3GPP and NWDAF: in a nutshell

3GPP took on the task of standardizing 5G core (5GC) analytics, by providing the necessary standard for areas where several vendors have to interact with each other. NWDAF was added to 3GPP SA2 standards to bring analytics capabilities to 5G Core (5GC) and define how other network functions (NFs) should interact with it.

NWDAF subscribes to NF data when needed and responds back with insights from that data to the requesting consumer. This is the basic concept where the output from NWDAF ranges from data, statistics, to predictions that can make use of machine learning (ML) models. It’s the new pair of eyes 5GC needs and, if correctly implemented, will help reach a self-regulating network where services can be automatically improved on both the individual subscriber and network level.

Why do we need NWDAF?

Without NWDAF, the way data acquisition and processing is done in most core networks is based on simple methods. The signaling interactions between NFs are tapped/ mirrored. The taps stream the data to correlators and load balancers, then to the brokers where filtering is done, before further streaming to probes where subscriber-based events are created. This is the meta data of the transaction between NFs.

Data is sometimes referred to as ‘gold’ because it can be monetized. However, the final output – the events – are ‘real gold’ because they are a refined product: formed from the massive amounts of data that is generally thrown away once events have been created. If we continue with this analogy, NWDAF creates ‘24K gold’ by retrieving events from the 5GC NF, similar to the types of events Ericsson has provided since 2008, with the Event Based Monitoring (EBM) feature in our Serving GPRS Support Node (SGSN) and Evolved Packet Gateway (EPG) Core products.

The taps, brokers and probes are normally provided by third party (3P) vendors, as shown to the left in figure 1.

Figure 1: What will NWDAF bring to 5G Core?

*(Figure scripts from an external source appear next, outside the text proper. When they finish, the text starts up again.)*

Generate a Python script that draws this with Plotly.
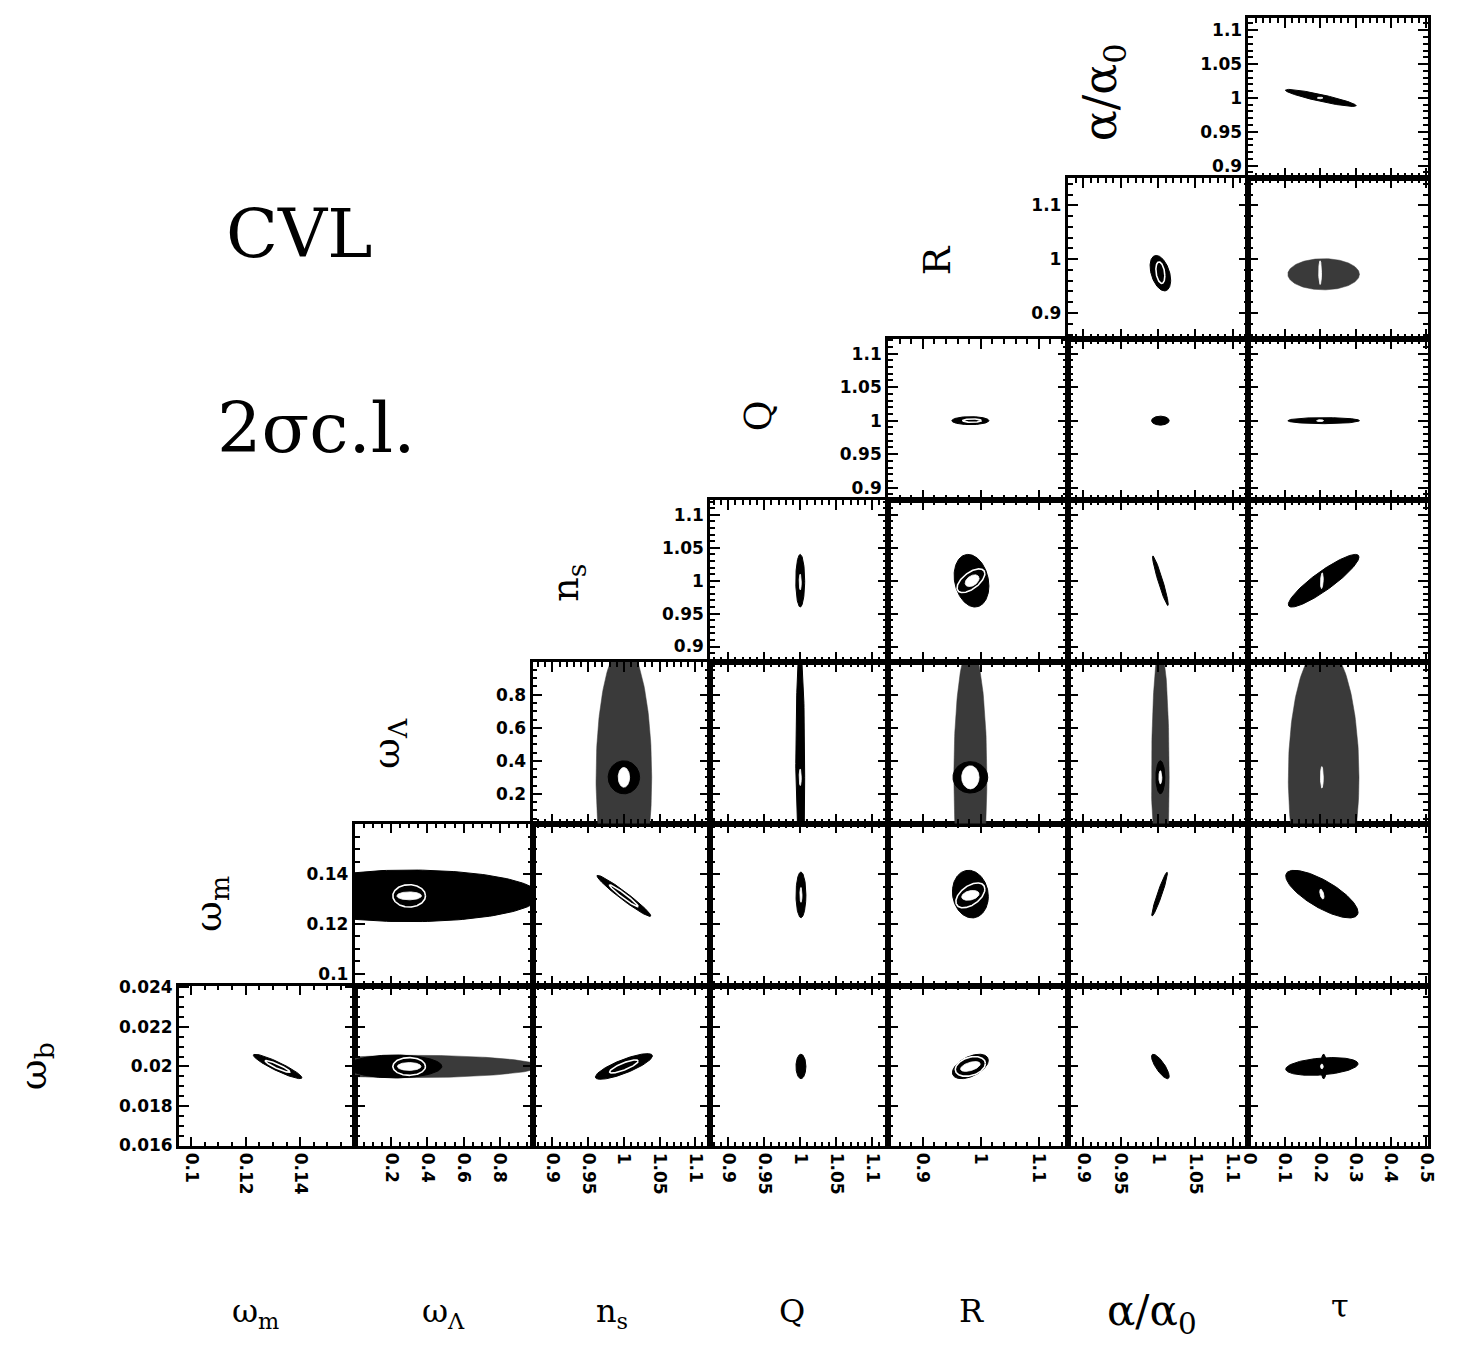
import numpy as np
import plotly.graph_objects as go

W, H = 1463, 1352          # target picture size
PAGE_MARGIN = 8            # default body margin of the html page
FW, FH = W - 2 * PAGE_MARGIN, H - 2 * PAGE_MARGIN

# ---------------- data ----------------
PARAMS = ["wb", "wm", "wL", "ns", "Q", "R", "alpha", "tau"]
LABELS = {"wb": "ω<sub>b</sub>", "wm": "ω<sub>m</sub>", "wL": "ω<sub>Λ</sub>",
          "ns": "n<sub>s</sub>", "Q": "Q", "R": "R",
          "alpha": "α/α<sub>0</sub>", "tau": "τ"}

X_RANGE = {"wm": [0.0955, 0.16], "wL": [0.0, 0.98], "ns": [0.872, 1.121],
           "Q": [0.875, 1.122], "R": [0.84, 1.15], "alpha": [0.879, 1.121],
           "tau": [-0.002, 0.505]}
Y_RANGE = {"wb": [0.01595, 0.0241], "wm": [0.0952, 0.1604], "wL": [0.02, 1.0],
           "ns": [0.877, 1.123], "Q": [0.882, 1.122], "R": [0.852, 1.151],
           "alpha": [0.882, 1.118]}

TICK_VALS = {"wb": [0.016, 0.018, 0.02, 0.022, 0.024],
             "wm": [0.1, 0.12, 0.14],
             "wL": [0.2, 0.4, 0.6, 0.8],
             "ns": [0.9, 0.95, 1.0, 1.05, 1.1],
             "Q": [0.9, 0.95, 1.0, 1.05, 1.1],
             "R": [0.9, 1.0, 1.1],
             "alpha": [0.9, 0.95, 1.0, 1.05, 1.1],
             "tau": [0.0, 0.1, 0.2, 0.3, 0.4, 0.5]}
TICK_TEXT = {"wb": ["0.016", "0.018", "0.02", "0.022", "0.024"],
             "wm": ["0.1", "0.12", "0.14"],
             "wL": ["0.2", "0.4", "0.6", "0.8"],
             "ns": ["0.9", "0.95", "1", "1.05", "1.1"],
             "Q": ["0.9", "0.95", "1", "1.05", "1.1"],
             "R": ["0.9", "1", "1.1"],
             "alpha": ["0.9", "0.95", "1", "1.05", "1.1"],
             "tau": ["0", "0.1", "0.2", "0.3", "0.4", "0.5"]}
MINOR_STEP = {"wb": 0.0005, "wm": 0.005, "wL": 0.05, "ns": 0.01, "Q": 0.01,
              "R": 0.02, "alpha": 0.01, "tau": 0.02}

# 2-sigma confidence ellipses: x-param, y-param, centre, half extents, correlation, layer
ELL_X = ["tau", "tau",
         "alpha", "alpha", "tau", "tau",
         "R", "R", "alpha", "tau", "tau",
         "Q", "Q", "R", "R", "R", "alpha", "tau", "tau",
         "ns", "ns", "ns", "Q", "Q", "R", "R", "R", "alpha", "alpha", "alpha", "tau", "tau",
         "wL", "wL", "wL", "ns", "ns", "Q", "Q", "R", "R", "R", "alpha", "tau", "tau",
         "wm", "wm", "wL", "wL", "wL", "wL", "ns", "ns", "Q", "R", "R", "R", "alpha", "tau", "tau", "tau"]
ELL_Y = ["alpha", "alpha",
         "R", "R", "R", "R",
         "Q", "Q", "Q", "Q", "Q",
         "ns", "ns", "ns", "ns", "ns", "ns", "ns", "ns",
         "wL", "wL", "wL", "wL", "wL", "wL", "wL", "wL", "wL", "wL", "wL", "wL", "wL",
         "wm", "wm", "wm", "wm", "wm", "wm", "wm", "wm", "wm", "wm", "wm", "wm", "wm",
         "wb", "wb", "wb", "wb", "wb", "wb", "wb", "wb", "wb", "wb", "wb", "wb", "wb", "wb", "wb", "wb"]
ELL_CX = [0.202, 0.2,
          1.003, 1.003, 0.21, 0.2,
          0.982, 0.985, 1.003, 0.21, 0.2,
          1.0, 1.0, 0.984, 0.985, 0.983, 1.003, 0.21, 0.205,
          1.0, 1.0, 1.0, 1.0, 1.0, 0.982, 0.982, 0.982, 1.003, 1.003, 1.003, 0.21, 0.205,
          0.3, 0.3, 0.3, 1.0, 1.0, 1.001, 1.001, 0.982, 0.982, 0.982, 1.002, 0.205, 0.205,
          0.1317, 0.1317, 0.3, 0.22, 0.3, 0.3, 1.0, 1.0, 1.001, 0.982, 0.982, 0.982, 1.003, 0.205, 0.21, 0.205]
ELL_CY = [1.0, 1.0,
          0.974, 0.975, 0.972, 0.975,
          1.0, 1.0, 1.0, 1.0, 1.0,
          1.0, 0.998, 1.0, 1.0, 1.0, 1.0, 1.0, 1.0,
          0.3, 0.3, 0.3, 0.3, 0.3, 0.3, 0.3, 0.3, 0.3, 0.3, 0.3, 0.3, 0.3,
          0.1313, 0.1313, 0.1313, 0.1313, 0.1313, 0.1317, 0.1317, 0.132, 0.1315, 0.1315, 0.132, 0.132, 0.132,
          0.02, 0.02, 0.02, 0.02, 0.02, 0.02, 0.02, 0.02, 0.02, 0.02, 0.02, 0.02, 0.02, 0.02, 0.02, 0.02]
ELL_HX = [0.10, 0.008,
          0.0138, 0.006, 0.101, 0.004,
          0.032, 0.016, 0.0118, 0.101, 0.01,
          0.0062, 0.0015, 0.030, 0.012, 0.024, 0.0105, 0.0997, 0.004,
          0.039, 0.022, 0.008, 0.0062, 0.0015, 0.0285, 0.030, 0.015, 0.0118, 0.006, 0.002, 0.0997, 0.004,
          0.72, 0.068, 0.09, 0.0377, 0.02, 0.0069, 0.0015, 0.031, 0.015, 0.025, 0.0105, 0.102, 0.006,
          0.0089, 0.0045, 0.72, 0.26, 0.065, 0.09, 0.040, 0.02, 0.0069, 0.031, 0.017, 0.026, 0.0118, 0.102, 0.008, 0.004]
ELL_HY = [0.0126, 0.0012,
          0.033, 0.02, 0.029, 0.022,
          0.006, 0.0025, 0.0067, 0.0045, 0.0015,
          0.040, 0.012, 0.040, 0.009, 0.018, 0.0377, 0.040, 0.012,
          0.8, 0.1, 0.06, 0.8, 0.05, 0.8, 0.095, 0.07, 0.8, 0.1, 0.04, 0.8, 0.065,
          0.0104, 0.0016, 0.0045, 0.0083, 0.0044, 0.0092, 0.003, 0.0096, 0.002, 0.005, 0.0088, 0.0096, 0.002,
          0.00062, 0.0003, 0.00057, 0.00058, 0.0002, 0.00045, 0.00065, 0.00033, 0.00062, 0.00062, 0.00025, 0.0005, 0.00062, 0.00045, 0.00062, 0.00012]
ELL_RHO = [-0.91, 0.0,
           -0.4, -0.3, 0.0, 0.0,
           0.0, 0.0, 0.0, 0.0, 0.0,
           0.0, 0.0, -0.2, 0.4, 0.6, -0.95, 0.9, 0.3,
           0.0, 0.0, 0.0, 0.0, 0.0, 0.0, 0.0, 0.0, 0.0, 0.0, 0.0, 0.0, 0.0,
           0.0, 0.0, 0.0, -0.97, -0.97, 0.0, 0.0, -0.1, 0.3, 0.5, 0.95, -0.76, -0.5,
           -0.92, -0.92, 0.0, 0.0, 0.0, 0.0, 0.82, 0.82, 0.0, 0.5, 0.5, 0.3, -0.8, 0.3, 0.0, 0.0]
ELL_LAYER = ["outer", "hole",
             "outer", "ring", "wide", "hole",
             "outer", "ring", "outer", "outer", "hole",
             "outer", "hole", "outer", "hole", "ring", "outer", "outer", "hole",
             "wide", "outer", "hole", "outer", "hole", "wide", "outer", "hole", "wide", "outer", "hole", "wide", "hole",
             "outer", "hole", "ring", "outer", "ring", "outer", "hole", "outer", "hole", "ring", "outer", "outer", "hole",
             "outer", "ring", "wide", "outer", "hole", "ring", "outer", "ring", "outer", "outer", "hole", "ring", "outer", "outer", "outer", "hole"]

# ---------------- layout geometry (target-picture pixels) ----------------
COL_EDGES = [172, 350, 530, 710, 890, 1072, 1255, 1437]
ROW_EDGES = [10, 172, 335, 498, 662, 826, 990, 1153]

def fx(px):
    return (px - PAGE_MARGIN) / FW

def fy(py):
    return 1 - (py - PAGE_MARGIN) / FH

fig = go.Figure()
layout = {}
panel_id = {}
k = 0
tickfont = dict(family="DejaVu Sans", size=17, color="black", weight="bold")
for i in range(7):
    for j in range(i + 1, 8):
        k += 1
        xp, yp = PARAMS[j], PARAMS[i]
        panel_id[(xp, yp)] = k
        c, r = j - 1, 6 - i
        xname = "xaxis" if k == 1 else f"xaxis{k}"
        yname = "yaxis" if k == 1 else f"yaxis{k}"
        common = dict(showline=True, linewidth=2.8, linecolor="black", mirror="allticks",
                      ticks="inside", ticklen=10, tickwidth=2, tickcolor="black",
                      showgrid=False, zeroline=False, tickmode="array", tickfont=tickfont,
                      fixedrange=True)
        layout[xname] = dict(common,
                             domain=[fx(COL_EDGES[c]), fx(COL_EDGES[c + 1])],
                             range=X_RANGE[xp], anchor=f"y{k}",
                             tickvals=TICK_VALS[xp], ticktext=TICK_TEXT[xp],
                             showticklabels=(i == 0), tickangle=90,
                             minor=dict(ticks="inside", ticklen=5, tickwidth=1.5, tickcolor="black",
                                        tickmode="linear", tick0=0, dtick=MINOR_STEP[xp]))
        layout[yname] = dict(common,
                             domain=[fy(ROW_EDGES[r + 1]), fy(ROW_EDGES[r])],
                             range=Y_RANGE[yp], anchor=f"x{k}",
                             tickvals=TICK_VALS[yp], ticktext=TICK_TEXT[yp],
                             showticklabels=(j == i + 1),
                             minor=dict(ticks="inside", ticklen=5, tickwidth=1.5, tickcolor="black",
                                        tickmode="linear", tick0=0, dtick=MINOR_STEP[yp]))

STYLE = {
    "wide": dict(fill="toself", fillcolor="#3a3a3a", line=dict(color="#3a3a3a", width=0.5)),
    "outer": dict(fill="toself", fillcolor="black", line=dict(color="black", width=1)),
    "hole": dict(fill="toself", fillcolor="white", line=dict(color="white", width=0.8)),
    "ring": dict(fill="none", line=dict(color="white", width=1.6)),
}

t = np.linspace(0, 2 * np.pi, 181)
for n in range(len(ELL_X)):
    k = panel_id[(ELL_X[n], ELL_Y[n])]
    rho = ELL_RHO[n]
    xs = ELL_CX[n] + ELL_HX[n] * np.cos(t)
    ys = ELL_CY[n] + ELL_HY[n] * (rho * np.cos(t) + np.sqrt(1 - rho ** 2) * np.sin(t))
    fig.add_trace(go.Scatter(x=xs, y=ys, mode="lines", xaxis=f"x{k}", yaxis=f"y{k}",
                             hoverinfo="skip", showlegend=False, **STYLE[ELL_LAYER[n]]))

# ---------------- annotations ----------------
ann = []
ROW_LABEL_POS = {"alpha": (1108, 85), "R": (939, 255), "Q": (758, 413), "ns": (566, 582),
                 "wL": (384, 745), "wm": (204, 908), "wb": (27, 1072)}
for p, (px, py) in ROW_LABEL_POS.items():
    size = 46 if p == "alpha" else 38
    ann.append(dict(text=LABELS[p], x=fx(px), y=fy(py), xref="paper", yref="paper",
                    showarrow=False, textangle=-90,
                    font=dict(family="DejaVu Serif", size=size, color="black"),
                    xanchor="center", yanchor="middle"))
COL_LABEL_POS = {"wm": (250, 1322), "wL": (440, 1322), "ns": (610, 1322), "Q": (793, 1320),
                 "R": (975, 1320), "alpha": (1157, 1322), "tau": (1348, 1315)}
for p, (px, py) in COL_LABEL_POS.items():
    size = 42 if p == "alpha" else 32
    ann.append(dict(text=LABELS[p], x=fx(px), y=fy(py), xref="paper", yref="paper",
                    showarrow=False, font=dict(family="DejaVu Serif", size=size, color="black"),
                    xanchor="center", yanchor="middle"))
ann.append(dict(text="CVL", x=fx(294), y=fy(228), xref="paper", yref="paper", showarrow=False,
                font=dict(family="DejaVu Serif", size=68, color="black"),
                xanchor="center", yanchor="middle"))
ann.append(dict(text="2σc.l.", x=fx(311), y=fy(425), xref="paper", yref="paper", showarrow=False,
                font=dict(family="DejaVu Serif", size=70, color="black"),
                xanchor="center", yanchor="middle"))

fig.update_layout(width=FW, height=FH, autosize=False,
                  margin=dict(l=0, r=0, t=0, b=0),
                  paper_bgcolor="white", plot_bgcolor="white",
                  annotations=ann, **layout)

fig.write_html("out.html", config={"displayModeBar": False})
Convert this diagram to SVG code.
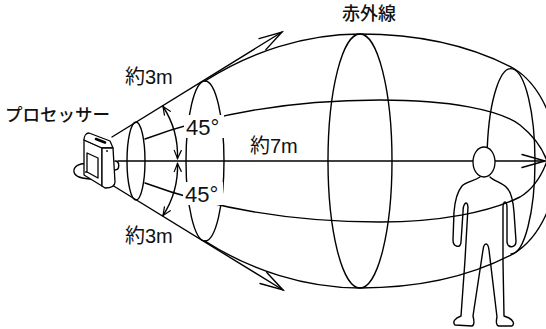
<svg xmlns="http://www.w3.org/2000/svg" width="546" height="329" viewBox="0 0 546 329">
  <style>
    .ln { fill: none; stroke: #000; stroke-width: 1.4; stroke-linecap: round; stroke-linejoin: round; }
    .body { fill: #fff; stroke: #000; stroke-width: 1.3; stroke-linejoin: round; }
    .lbl { font-family: "Liberation Sans", "Noto Sans CJK JP", sans-serif; fill: #111; }
    .jp { font-family: "Noto Sans CJK JP", "Liberation Sans", sans-serif; font-weight: 500; fill: #111; }
    .bg { fill: #fff; stroke: none; }
  </style>
  <defs>
    <marker id="bigArrow" markerUnits="userSpaceOnUse" viewBox="-26 -10 30 20" markerWidth="30" markerHeight="20" refX="0" refY="0" orient="auto" overflow="visible">
      <path d="M-23,-6.5 L0,0 L-23,6.5" fill="none" stroke="#000" stroke-width="1.4" stroke-linecap="round" stroke-linejoin="miter"/>
    </marker>
    <marker id="smallArrow" markerUnits="userSpaceOnUse" viewBox="-10 -5 12 10" markerWidth="12" markerHeight="10" refX="0" refY="0" orient="auto-start-reverse" overflow="visible">
      <path d="M-8,-3.5 L0,0 L-8,3.5" fill="none" stroke="#000" stroke-width="1.2" stroke-linecap="round"/>
    </marker>
  </defs>

  <rect x="0" y="0" width="546" height="329" fill="#fff"/>

  <g id="connectors">
    <!-- outer envelope of the beam -->
    <path class="ln" d="M205,81 C250,52 305,34 360,34 C425,34 475,48 513,68 C530,78 541,95 548,112 C556,130 558,150 558,161 C558,172 556,192 548,210 C541,227 530,244 513,254 C475,274 425,288 360,288 C305,288 250,270 205,241"/>
    <!-- cross-section ellipses -->
    <ellipse class="ln" cx="136" cy="161" rx="9" ry="39"/>
    <ellipse class="ln" cx="205" cy="161" rx="19" ry="80"/>
    <ellipse class="ln" cx="360" cy="161" rx="32" ry="127"/>
    <path class="ln" d="M487.3,147 A24,93 0 0 1 535,161 A24,93 0 0 1 511,254"/>
    <!-- latitude lines -->
    <path class="ln" d="M145,139 C180,126 260,100 380,100 C450,100 500,110 520,125 C535,137 543,150 547,161"/>
    <path class="ln" d="M145,183 C180,196 260,222 380,222 C440,222 490,212 520,197 C535,188 543,172 547,161"/>
    <!-- central axis -->
    <path class="ln" d="M118,161 L545,161" marker-end="url(#bigArrow)"/>
    <!-- cone edges -->
    <path class="ln" d="M112,137 L282,32" marker-end="url(#bigArrow)"/>
    <path class="ln" d="M112,185 L283,290" marker-end="url(#bigArrow)"/>
    <!-- 45 degree angle arcs -->
    <path class="ln" d="M163,106.5 A90,90 0 0 1 177.5,158.5" marker-start="url(#smallArrow)" marker-end="url(#smallArrow)"/>
    <path class="ln" d="M177.5,163.5 A90,90 0 0 1 163,215.5" marker-start="url(#smallArrow)" marker-end="url(#smallArrow)"/>
  </g>

  <g id="labels">
    <text class="jp" x="342" y="20" font-size="18">赤外線</text>
    <text class="jp" x="5" y="120.5" font-size="17.5">プロセッサー</text>
    <text class="lbl" x="125" y="84" font-size="20">約3m</text>
    <text class="lbl" x="125" y="243" font-size="20">約3m</text>
    <text class="lbl" x="250" y="153" font-size="20">約7m</text>
    <rect class="bg" x="184" y="115" width="40" height="23"/>
    <text class="lbl" x="186" y="135" font-size="22">45°</text>
    <rect class="bg" x="183" y="182" width="40" height="23"/>
    <text class="lbl" x="185" y="202" font-size="22">45°</text>
  </g>

  <g id="person">
    <path class="ln" stroke-width="1.3" d="M480,177 C474,181 466,182 462,186 C457,192 455,200 454,212 L453,240 C453,247 461,249 461,242 L463,212 C463,204 467,199 468,207 L465,260 L461,316 C455,318 452,322 455,325 L472,326 C475,325 474,320 473,316 L483,250 C484,242 488,242 489,250 L497,317 C496,321 496,326 499,326 L512,326 C515,324 513,320 509,318 L504,316 L503,262 L503,208 C503,200 507,200 507,208 L507,242 C508,249 516,248 516,241 L514,212 C513,200 511,192 507,188 C503,183 494,181 490,177"/>
    <ellipse class="body" cx="484" cy="162" rx="11" ry="15"/>
  </g>

  <g id="processor">
    <!-- base -->
    <path class="body" d="M90,164 C79,162 73,167 74,172 C75,177 82,179 94,179 Z"/>
    <!-- side panel -->
    <path class="body" d="M84,140 L102,148 L102,186 L84,175 Z"/>
    <!-- recessed window -->
    <path class="body" d="M87,153 L98,158 L98,178 L87,172 Z"/>
    <!-- top face -->
    <path class="body" d="M84,140 C84,136 86,133 89,133 L110,141 L113,148 L102,148 Z"/>
    <path d="M96,139 L105,142.5" stroke="#000" stroke-width="2.6" stroke-linecap="round"/>
    <!-- front face -->
    <path class="body" d="M102,148 L113,148 L115,182 C115,186 111,188 105,188 L102,186 Z"/>
    <path class="ln" stroke-width="1.3" d="M115,161 C120,161 120,170 115,170"/>
    <circle cx="107" cy="151" r="0.9" fill="#000"/>
    <circle cx="86" cy="172" r="0.9" fill="#000"/>
  </g>
</svg>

There are both pros and cons of data acquisition using the tap/mirror/probe method. These are:

Pros:

• The external solution can be independent from the underlaying core solution. In a multi-vendor deployment, CSPs have favored the idea that independent troubleshooting is needed, otherwise core vendors will blame each other if it’s difficult to determine who/what caused the signal failure. However, due to the high transparency grade we have today, I don’t believe this is a valid concern.

Cons:

• The lack of standards for data acquisition results in an integration nightmare in complex networks, where different tap, broker and probe vendors need to co-exist to provide a complete set of data to fulfil the complete suite of use cases: spanning from troubleshooting, monitoring to assurance. Integration projects take time and involve many parties.
• Mirroring up to 100 percent of traffic, 24/7 requires a massive amount of processing and memory capacity.
• Life cycle management (LCM) of this equipment is extensive, especially in networks that need elasticity as provided by cloud native node deployments
• The Total Cost of Ownership (TCO) created by these cons is extensive and eats into profit margins for the CSPs.
• When data is acquired, it needs to be stored to support any type of use case that a CSP might want to cover. However, there are limited possibilities to steer what kind of data should be mirrored in the core network, and what should be stored. It is an ‘all or nothing’ approach and no dynamicity or on-demand handling is supported. As a result, a ‘big data lake’ is created regardless of whether you need all this data.
• Very few vendors offer the complete stack: some are specialized in tapping and correlation, broker or probing, or providing use cases to deliver insights and statistics. Each vendor needs to cooperate and share interface specifications to be compatible with each other.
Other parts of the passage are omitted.